ACROSS THE TOP OF TAS - ST HELENS TO LAUNCESTON
I recently had it pointed out to me in a forceful fashion by one of our Tasmanian (I’ve given up on “Taswegian”, everyone thinks I’m being precious) readers that we seem to be undervaluing our own South Island and promoting another South Island far too much. I’m not sure that I agree that New Zealand’s South island can be over-promoted, but I do understand her disappointment. We have definitely been guilty of ignoring much of Tasmania, and we’ll try to set that right in the coming months. So to start with, here is a short ride through some of the most beautiful country on this green Earth, also taking in one of Tasmania’s best bike roads: the A3 or Tasman Highway.
Leading north-west out of St Helens, the Tasman Highway passes through lush paddocks (yes, really – ask the cows) and dense patches of forest on its way over the various tiers and ridges to Tasmania’s second-largest city, Launceston (that’s “loncesten” to you). There are no mountains as such along the road, but plenty of those tiers and so on make for an excellent, twisty road. The road surface is generally good, but you will find some wavy bits where log trucks, I presume, have pushed the top layer around. The run to Pyengana is pretty but not especially challenging. After that it gets a bit more interesting with some tighter corners.
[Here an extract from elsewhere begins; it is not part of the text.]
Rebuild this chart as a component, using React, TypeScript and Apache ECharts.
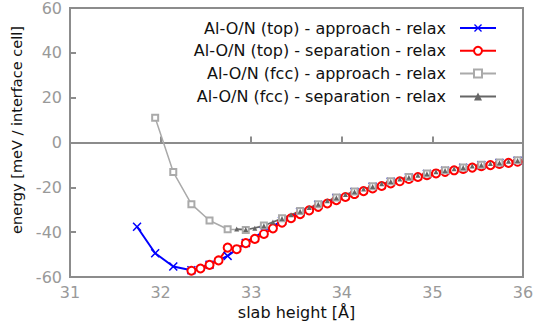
import React, { useEffect, useRef } from "react";
import * as echarts from "echarts";

const xTicks = [31, 32, 33, 34, 35, 36];
const yTicks = [-60, -40, -20, 0, 20, 40, 60];

const seriesNames = [
  "Al-O/N (top) - approach - relax",
  "Al-O/N (top) - separation - relax",
  "Al-O/N (fcc) - approach - relax",
  "Al-O/N (fcc) - separation - relax",
];

const topApproach: [number, number][] = [
  [31.74, -37.6], [31.94, -49.4], [32.14, -55.3], [32.34, -57.0], [32.54, -54.5],
  [32.74, -50.6], [32.94, -44.8], [33.14, -39.6], [33.34, -35.0], [33.54, -31.0],
  [33.74, -27.8], [33.94, -24.8], [34.14, -22.1], [34.34, -19.7], [34.54, -17.5],
  [34.74, -15.6], [34.94, -14.0], [35.14, -12.6], [35.34, -11.3], [35.54, -10.1],
  [35.74, -9.1], [35.94, -8.1],
];

const topSeparation: [number, number][] = [
  [32.34, -57.2], [32.44, -56.2], [32.54, -54.6], [32.64, -52.6], [32.74, -46.9],
  [32.84, -47.6], [32.94, -44.9], [33.04, -43.0], [33.14, -40.8], [33.24, -38.3],
  [33.34, -35.8], [33.44, -33.8], [33.54, -32.0], [33.64, -30.3], [33.74, -28.7],
  [33.84, -27.2], [33.94, -25.7], [34.04, -24.3], [34.14, -23.0], [34.24, -21.7],
  [34.34, -20.5], [34.44, -19.4], [34.54, -18.3], [34.64, -17.3], [34.74, -16.3],
  [34.84, -15.4], [34.94, -14.6], [35.04, -13.8], [35.14, -13.1], [35.24, -12.4],
  [35.34, -11.8], [35.44, -11.2], [35.54, -10.6], [35.64, -10.1], [35.74, -9.6],
  [35.84, -9.1], [35.94, -8.6],
];

const fccApproach: [number, number][] = [
  [31.94, 11.0], [32.14, -13.2], [32.34, -27.5], [32.54, -34.8], [32.74, -38.7],
  [32.94, -39.0], [33.14, -37.0], [33.34, -33.8], [33.54, -30.6], [33.74, -27.5],
  [33.94, -24.5], [34.14, -21.9], [34.34, -19.5], [34.54, -17.3], [34.74, -15.4],
  [34.94, -13.8], [35.14, -12.4], [35.34, -11.1], [35.54, -9.9], [35.74, -8.9],
  [35.94, -7.9],
];

const fccSeparation: [number, number][] = [
  [32.84, -38.6], [32.94, -38.8], [33.04, -38.2], [33.14, -37.1], [33.24, -35.5],
  [33.34, -33.9], [33.44, -32.2], [33.54, -30.7], [33.64, -29.0], [33.74, -27.6],
  [33.84, -26.0], [33.94, -24.6], [34.04, -23.2], [34.14, -22.0], [34.24, -20.7],
  [34.34, -19.6], [34.44, -18.4], [34.54, -17.4], [34.64, -16.3], [34.74, -15.5],
  [34.84, -14.6], [34.94, -13.9], [35.04, -13.1], [35.14, -12.5], [35.24, -11.7],
  [35.34, -11.2], [35.44, -10.5], [35.54, -10.0], [35.64, -9.4], [35.74, -9.0],
  [35.84, -8.4], [35.94, -8.0],
];

const FONT = "DejaVu Sans";
const AXIS_GRAY = "#8c8c8c";
const crossSymbol =
  "path://M0,1.2 L1.2,0 L5,3.8 L8.8,0 L10,1.2 L6.2,5 L10,8.8 L8.8,10 L5,6.2 L1.2,10 L0,8.8 L3.8,5 Z";

export default function App() {
  const ref = useRef<HTMLDivElement>(null);

  useEffect(() => {
    if (!ref.current) return;
    const chart = echarts.init(ref.current, undefined, { renderer: "svg" });
    chart.setOption({
      animation: false,
      backgroundColor: "#ffffff",
      textStyle: { fontFamily: FONT },
      grid: {
        left: 70,
        right: 17,
        top: 7,
        bottom: 53,
        show: true,
        borderColor: AXIS_GRAY,
        borderWidth: 2,
        backgroundColor: "transparent",
      },
      legend: {
        orient: "vertical",
        align: "right",
        right: 38,
        top: 15,
        itemWidth: 36,
        itemHeight: 10,
        itemGap: 6.8,
        data: seriesNames,
        textStyle: {
          fontFamily: FONT,
          fontSize: 16,
          color: "#111",
          padding: [0, 9, 0, 0],
        },
      },
      xAxis: {
        type: "value",
        min: xTicks[0],
        max: xTicks[xTicks.length - 1],
        interval: 1,
        name: "slab height [Å]",
        nameLocation: "middle",
        nameGap: 26,
        nameTextStyle: { fontFamily: FONT, fontSize: 16, color: "#111" },
        axisLine: { lineStyle: { color: AXIS_GRAY, width: 2 } },
        axisTick: { inside: true, length: 6, lineStyle: { color: AXIS_GRAY, width: 2 } },
        axisLabel: { fontFamily: FONT, fontSize: 16, color: "#999", margin: 7 },
        splitLine: { show: false },
      },
      yAxis: {
        type: "value",
        min: yTicks[0],
        max: yTicks[yTicks.length - 1],
        interval: 20,
        name: "energy [meV / interface cell]",
        nameLocation: "middle",
        nameGap: 39,
        nameTextStyle: {
          fontFamily: FONT,
          fontSize: 14.5,
          color: "#111",
          padding: [0, 0, 0, 25],
        },
        axisLine: { lineStyle: { color: AXIS_GRAY, width: 2 } },
        axisTick: { inside: true, length: 6, lineStyle: { color: AXIS_GRAY, width: 2 } },
        axisLabel: { fontFamily: FONT, fontSize: 16, color: "#999", margin: 8 },
        splitLine: { show: false },
      },
      series: [
        {
          name: seriesNames[0],
          type: "line",
          data: topApproach,
          symbol: crossSymbol,
          symbolSize: 9,
          itemStyle: { color: "#0000ff" },
          lineStyle: { color: "#0000ff", width: 2 },
        },
        {
          name: seriesNames[1],
          type: "line",
          data: topSeparation,
          symbol: "emptyCircle",
          symbolSize: 8,
          itemStyle: { color: "#ff0000", borderWidth: 2 },
          lineStyle: { color: "#ff0000", width: 2 },
        },
        {
          name: seriesNames[2],
          type: "line",
          data: fccApproach,
          symbol: "emptyRect",
          symbolSize: 6,
          itemStyle: { color: "#aaaaaa", borderWidth: 1.5 },
          lineStyle: { color: "#aaaaaa", width: 1.5 },
        },
        {
          name: seriesNames[3],
          type: "line",
          data: fccSeparation,
          symbol: "triangle",
          symbolSize: 5,
          itemStyle: { color: "#666666" },
          lineStyle: { color: "#666666", width: 1.5 },
        },
      ],
    });
    return () => chart.dispose();
  }, []);

  return <div ref={ref} style={{ width: 540, height: 330, position: "absolute", left: 0, top: 0 }} />;
}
I seem to recall removing substantial amounts of steel from the Harley I was riding the first time I traversed this road; other bikes have found it easier. Stop at the lookout at Weldborough Pass and, well, look out; there is a lot of wild-looking forest out there. Actually, much of it is regrowth; there was a lot of tin mining around here as well as logging which continues to this day. After the obligatory stop at the Weldborough pub there is another twisty ride to Branxholm, which is a tiny spot without any services. You will see many tracks and even roads off to both sides of the A3 along here. Be careful if you decide to go exploring; the bush is riddled with unmarked mine shafts and if the locals can be believed, you wouldn’t be the first rider to disappear into their maws. Take that with a pinch of salt, but be wary nonetheless. The road flattens out after Branxholm, and passes fields of hops as it approaches Scottsdale. There is fuel here, and although it’s only another 65km to Launceston it won’t hurt you to drop a few dollars into the local tills and fi ll up as well as getting yourself around a coffee. Try the Café on King, street that is. A bit more flat road and then another ridge to cross follows, more flat country along the St Patricks River and then some more hills before you descend into Launceston. And here’s a final suggestion for your visit: take a look at Princes Square. There you’ll see a fountain featuring a… pineapple. This was originally a half-naked nymph, but the good burgers objected and had it replaced. All together now: hmm. Pineapple, eh?
Just a short detour out to the coast from St Helens. Turn right into Quail Street; this becomes Binalong Bay Road and takes you north along the bay shore some 10 kilometres or so to Binalong Bay. You can come back via the Mount Pearson State Reserve track, which is a good alternative ride if you don’t mind some gravel. It meets Ansons Bay Road where you turn left. This in turn takes you back to the Tasman Highway west of town.
This is even shorter, whether you go out to St Columbas Falls or not. But it’s worth it for a look at both the pub and the falls. After Goshen, which is an intersection not a town – what Australian atlases delight in calling a “location”- you pass the Willows roadhouse and then you’ll see the signpost to Pyengana to the left. Can’t miss it.